(Source code of charts)
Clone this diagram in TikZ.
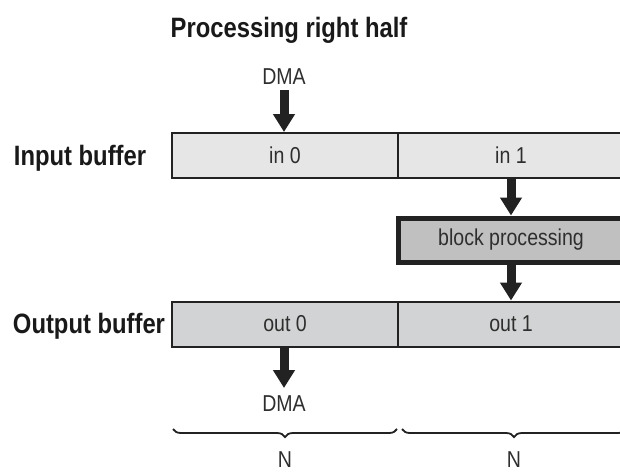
\documentclass[tikz,border=0pt]{standalone}
\usepackage{fontspec}
\setmainfont[FakeStretch=0.85]{Liberation Sans}
\usetikzlibrary{arrows.meta,decorations.pathreplacing}
\definecolor{inbuf}{HTML}{E6E6E6}
\definecolor{outbuf}{HTML}{D2D3D4}
\definecolor{blockc}{HTML}{C0C0C0}
\definecolor{edge}{HTML}{222222}
\definecolor{txt}{HTML}{2E2E2E}
\tikzset{
  cell/.style={draw=edge, line width=2pt, minimum width=226pt, minimum height=45pt, inner sep=0pt, font=\fontsize{23}{23}\selectfont, text=txt},
  blockbox/.style={draw=edge, line width=5pt, fill=blockc, minimum width=225pt, minimum height=44pt, inner sep=0pt, font=\fontsize{23}{23}\selectfont, text=txt},
  lbl/.style={font=\fontsize{23}{23}\selectfont, text=txt, inner sep=0pt},
  heading/.style={font=\bfseries\fontsize{28}{28}\selectfont, text=black!90, inner sep=0pt},
  bigarrow/.style={draw=edge, line width=9pt, -{Triangle[width=21pt,length=18pt]}},
  bracestyle/.style={draw=edge, line width=1.8pt, decorate, decoration={brace, mirror, amplitude=8pt}}
}
\begin{document}
\begin{tikzpicture}[x=1pt,y=-1pt]
\useasboundingbox (0,0) rectangle (620,472);
\clip (0,0) rectangle (620,472);
\fill[white] (0,0) rectangle (620,472);
% title
\node[heading] (title) at (289,30) {Processing right half};
% input buffer
\node[heading, anchor=center] (inlabel) at (80,158) {Input buffer};
\node[cell, fill=inbuf] (in0) at (285,155.5) {in 0};
\node[cell, fill=inbuf] (in1) at (511,155.5) {in 1};
% block processing
\node[blockbox] (block) at (511,240) {block processing};
% output buffer
\node[heading] (outlabel) at (89,326) {Output buffer};
\node[cell, fill=outbuf] (out0) at (285,324) {out 0};
\node[cell, fill=outbuf] (out1) at (511,324) {out 1};
% DMA labels
\node[lbl] (dmain) at (284,77) {DMA};
\node[lbl] (dmaout) at (284,404) {DMA};
% arrows
\coordinate (a1s) at (284,90);
\draw[bigarrow] (a1s) -- (in0.north -| a1s);
\draw[bigarrow] (in1.south) -- (block.north);
\draw[bigarrow] (block.south) -- (out1.north);
\coordinate (a4e) at (284,388);
\draw[bigarrow] (out0.south -| a4e) -- (a4e);
% braces
\coordinate (b1a) at (173,429);
\coordinate (b1b) at (397,429);
\coordinate (b2a) at (402,429);
\coordinate (b2b) at (626,429);
\draw[bracestyle] (b1a) -- (b1b);
\draw[bracestyle] (b2a) -- (b2b);
\node[lbl] (n1) at (285,460) {N};
\node[lbl] (n2) at (514,460) {N};
\end{tikzpicture}
\end{document}
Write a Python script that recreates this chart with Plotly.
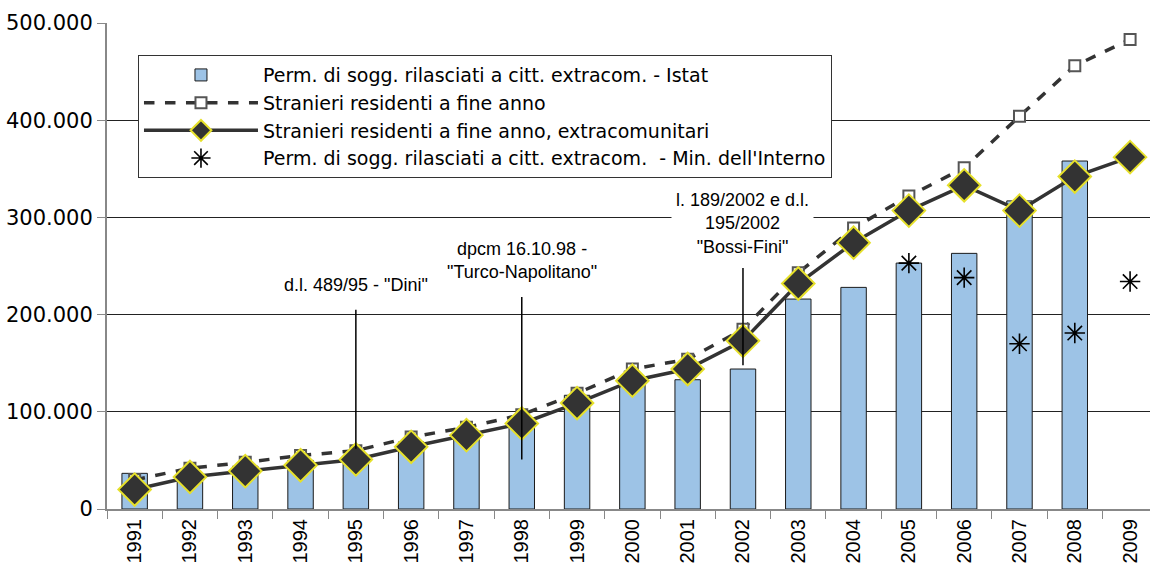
import plotly.graph_objects as go

years = [str(y) for y in range(1991, 2010)]
permessi_istat = [36700, 36000, 44000, 50000, 50000, 69000, 76000, 88000, 117000, 130000,
                  133000, 144000, 216000, 228000, 253000, 263000, 317000, 358000, None]
residenti = [30000, 42000, 48000, 55000, 60000, 74000, 84000, 97000, 119000, 144000,
             154000, 185000, 243000, 289000, 322000, 351000, 404000, 456000, 483000]
residenti_extra = [20000, 33000, 39000, 45000, 51000, 64000, 76000, 88000, 109000, 132000,
                   144000, 173000, 232000, 274000, 307000, 333000, 307000, 342000, 362000]
permessi_interno = [None] * 14 + [253000, 238000, 170000, 181000, 234000]

event_years = ["1995", "1998", "2002"]
event_line_top = [205000, 218000, 248000]
event_line_bottom = [62000, 51000, 148000]
event_labels = ['d.l. 489/95 - "Dini"', 'dpcm 16.10.98 -<br>"Turco-Napolitano"',
                'l. 189/2002 e d.l.<br>195/2002<br>"Bossi-Fini"']
event_label_y = [230000, 256000, 294000]

fig = go.Figure()
fig.add_trace(go.Bar(
    x=years, y=permessi_istat, width=0.46,
    name="Perm. di sogg. rilasciati a citt. extracom. - Istat",
    marker=dict(color="#9DC3E6", line=dict(color="#1a1a1a", width=1)),
))
fig.add_trace(go.Scatter(
    x=years, y=residenti, mode="lines+markers",
    name="Stranieri residenti a fine anno",
    line=dict(color="#333333", width=3.5, dash="dash"),
    marker=dict(symbol="square", size=11, color="white", line=dict(color="#555555", width=2)),
))
fig.add_trace(go.Scatter(
    x=years, y=residenti_extra, mode="lines+markers",
    name="Stranieri residenti a fine anno, extracomunitari",
    line=dict(color="#333333", width=3.5),
    marker=dict(symbol="diamond", size=25, color="#333333", line=dict(color="#E6E02A", width=2)),
))
fig.add_trace(go.Scatter(
    x=years, y=permessi_interno, mode="markers",
    name="Perm. di sogg. rilasciati a citt. extracom.  - Min. dell'Interno",
    marker=dict(symbol="asterisk-open", size=17, color="black", line=dict(color="black", width=1.6)),
))

for yr, top, bot, lab, ly in zip(event_years, event_line_top, event_line_bottom, event_labels, event_label_y):
    xi = years.index(yr)
    fig.add_shape(type="line", x0=xi, x1=xi, y0=bot, y1=top, xref="x", yref="y",
                  line=dict(color="black", width=1.5), layer="above")
    fig.add_annotation(x=xi, y=ly, xref="x", yref="y", text=lab, showarrow=False,
                       font=dict(family="Liberation Sans, Arial", size=18, color="black"),
                       bgcolor="white", borderpad=4, align="center", yanchor="middle")

fig.update_layout(
    width=1150, height=572,
    margin=dict(l=107, r=0, t=23, b=63),
    paper_bgcolor="white", plot_bgcolor="white",
    separators=",.",
    showlegend=True,
    legend=dict(
        x=0.0297, y=0.934, xanchor="left", yanchor="top",
        bgcolor="white", bordercolor="#333333", borderwidth=1,
        font=dict(family="DejaVu Sans", size=19, color="black"),
        itemwidth=114, tracegroupgap=0,
    ),
    xaxis=dict(
        type="category", range=[-0.5, 18.36],
        tickangle=-90, tickson="boundaries", ticks="outside", ticklen=8,
        tickcolor="#888888", showline=True, linecolor="#888888", linewidth=2,
        showgrid=False,
        tickfont=dict(family="Liberation Sans, Arial", size=20, color="black"),
    ),
    yaxis=dict(
        range=[0, 500000], dtick=100000, tickformat=",d",
        ticks="outside", ticklen=8, tickcolor="#888888",
        showline=True, linecolor="#888888", linewidth=2,
        showgrid=True, gridcolor="#222222", gridwidth=1,
        zeroline=False,
        tickfont=dict(family="DejaVu Sans", size=21, color="black"),
    ),
)

fig.write_html("out.html", config={"displayModeBar": False},
               post_script="document.body.style.margin='0';")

WHAT YOU NEED TO DO
Your task is to transcribe all of the records precisely, with no images included.

OUTPUT FOR THIS EXERCISE
Clone this diagram in TikZ.
\documentclass[tikz,border=0pt]{standalone}
\usepackage{fontspec}
\setmainfont[FakeStretch=0.85]{Liberation Sans}
\usetikzlibrary{arrows.meta,decorations.pathreplacing}
\definecolor{inbuf}{HTML}{E6E6E6}
\definecolor{outbuf}{HTML}{D2D3D4}
\definecolor{blockc}{HTML}{C0C0C0}
\definecolor{edge}{HTML}{222222}
\definecolor{txt}{HTML}{2E2E2E}
\tikzset{
  cell/.style={draw=edge, line width=2pt, minimum width=226pt, minimum height=45pt, inner sep=0pt, font=\fontsize{23}{23}\selectfont, text=txt},
  blockbox/.style={draw=edge, line width=5pt, fill=blockc, minimum width=225pt, minimum height=44pt, inner sep=0pt, font=\fontsize{23}{23}\selectfont, text=txt},
  lbl/.style={font=\fontsize{23}{23}\selectfont, text=txt, inner sep=0pt},
  heading/.style={font=\bfseries\fontsize{28}{28}\selectfont, text=black!90, inner sep=0pt},
  bigarrow/.style={draw=edge, line width=9pt, -{Triangle[width=21pt,length=18pt]}},
  bracestyle/.style={draw=edge, line width=1.8pt, decorate, decoration={brace, mirror, amplitude=8pt}}
}
\begin{document}
\begin{tikzpicture}[x=1pt,y=-1pt]
\useasboundingbox (0,0) rectangle (620,472);
\clip (0,0) rectangle (620,472);
\fill[white] (0,0) rectangle (620,472);
% title
\node[heading] (title) at (289,30) {Processing right half};
% input buffer
\node[heading, anchor=center] (inlabel) at (80,158) {Input buffer};
\node[cell, fill=inbuf] (in0) at (285,155.5) {in 0};
\node[cell, fill=inbuf] (in1) at (511,155.5) {in 1};
% block processing
\node[blockbox] (block) at (511,240) {block processing};
% output buffer
\node[heading] (outlabel) at (89,326) {Output buffer};
\node[cell, fill=outbuf] (out0) at (285,324) {out 0};
\node[cell, fill=outbuf] (out1) at (511,324) {out 1};
% DMA labels
\node[lbl] (dmain) at (284,77) {DMA};
\node[lbl] (dmaout) at (284,404) {DMA};
% arrows
\coordinate (a1s) at (284,90);
\draw[bigarrow] (a1s) -- (in0.north -| a1s);
\draw[bigarrow] (in1.south) -- (block.north);
\draw[bigarrow] (block.south) -- (out1.north);
\coordinate (a4e) at (284,388);
\draw[bigarrow] (out0.south -| a4e) -- (a4e);
% braces
\coordinate (b1a) at (173,429);
\coordinate (b1b) at (397,429);
\coordinate (b2a) at (402,429);
\coordinate (b2b) at (626,429);
\draw[bracestyle] (b1a) -- (b1b);
\draw[bracestyle] (b2a) -- (b2b);
\node[lbl] (n1) at (285,460) {N};
\node[lbl] (n2) at (514,460) {N};
\end{tikzpicture}
\end{document}
Write a Python script that recreates this chart with Plotly.
import plotly.graph_objects as go

years = [str(y) for y in range(1991, 2010)]
permessi_istat = [36700, 36000, 44000, 50000, 50000, 69000, 76000, 88000, 117000, 130000,
                  133000, 144000, 216000, 228000, 253000, 263000, 317000, 358000, None]
residenti = [30000, 42000, 48000, 55000, 60000, 74000, 84000, 97000, 119000, 144000,
             154000, 185000, 243000, 289000, 322000, 351000, 404000, 456000, 483000]
residenti_extra = [20000, 33000, 39000, 45000, 51000, 64000, 76000, 88000, 109000, 132000,
                   144000, 173000, 232000, 274000, 307000, 333000, 307000, 342000, 362000]
permessi_interno = [None] * 14 + [253000, 238000, 170000, 181000, 234000]

event_years = ["1995", "1998", "2002"]
event_line_top = [205000, 218000, 248000]
event_line_bottom = [62000, 51000, 148000]
event_labels = ['d.l. 489/95 - "Dini"', 'dpcm 16.10.98 -<br>"Turco-Napolitano"',
                'l. 189/2002 e d.l.<br>195/2002<br>"Bossi-Fini"']
event_label_y = [230000, 256000, 294000]

fig = go.Figure()
fig.add_trace(go.Bar(
    x=years, y=permessi_istat, width=0.46,
    name="Perm. di sogg. rilasciati a citt. extracom. - Istat",
    marker=dict(color="#9DC3E6", line=dict(color="#1a1a1a", width=1)),
))
fig.add_trace(go.Scatter(
    x=years, y=residenti, mode="lines+markers",
    name="Stranieri residenti a fine anno",
    line=dict(color="#333333", width=3.5, dash="dash"),
    marker=dict(symbol="square", size=11, color="white", line=dict(color="#555555", width=2)),
))
fig.add_trace(go.Scatter(
    x=years, y=residenti_extra, mode="lines+markers",
    name="Stranieri residenti a fine anno, extracomunitari",
    line=dict(color="#333333", width=3.5),
    marker=dict(symbol="diamond", size=25, color="#333333", line=dict(color="#E6E02A", width=2)),
))
fig.add_trace(go.Scatter(
    x=years, y=permessi_interno, mode="markers",
    name="Perm. di sogg. rilasciati a citt. extracom.  - Min. dell'Interno",
    marker=dict(symbol="asterisk-open", size=17, color="black", line=dict(color="black", width=1.6)),
))

for yr, top, bot, lab, ly in zip(event_years, event_line_top, event_line_bottom, event_labels, event_label_y):
    xi = years.index(yr)
    fig.add_shape(type="line", x0=xi, x1=xi, y0=bot, y1=top, xref="x", yref="y",
                  line=dict(color="black", width=1.5), layer="above")
    fig.add_annotation(x=xi, y=ly, xref="x", yref="y", text=lab, showarrow=False,
                       font=dict(family="Liberation Sans, Arial", size=18, color="black"),
                       bgcolor="white", borderpad=4, align="center", yanchor="middle")

fig.update_layout(
    width=1150, height=572,
    margin=dict(l=107, r=0, t=23, b=63),
    paper_bgcolor="white", plot_bgcolor="white",
    separators=",.",
    showlegend=True,
    legend=dict(
        x=0.0297, y=0.934, xanchor="left", yanchor="top",
        bgcolor="white", bordercolor="#333333", borderwidth=1,
        font=dict(family="DejaVu Sans", size=19, color="black"),
        itemwidth=114, tracegroupgap=0,
    ),
    xaxis=dict(
        type="category", range=[-0.5, 18.36],
        tickangle=-90, tickson="boundaries", ticks="outside", ticklen=8,
        tickcolor="#888888", showline=True, linecolor="#888888", linewidth=2,
        showgrid=False,
        tickfont=dict(family="Liberation Sans, Arial", size=20, color="black"),
    ),
    yaxis=dict(
        range=[0, 500000], dtick=100000, tickformat=",d",
        ticks="outside", ticklen=8, tickcolor="#888888",
        showline=True, linecolor="#888888", linewidth=2,
        showgrid=True, gridcolor="#222222", gridwidth=1,
        zeroline=False,
        tickfont=dict(family="DejaVu Sans", size=21, color="black"),
    ),
)

fig.write_html("out.html", config={"displayModeBar": False},
               post_script="document.body.style.margin='0';")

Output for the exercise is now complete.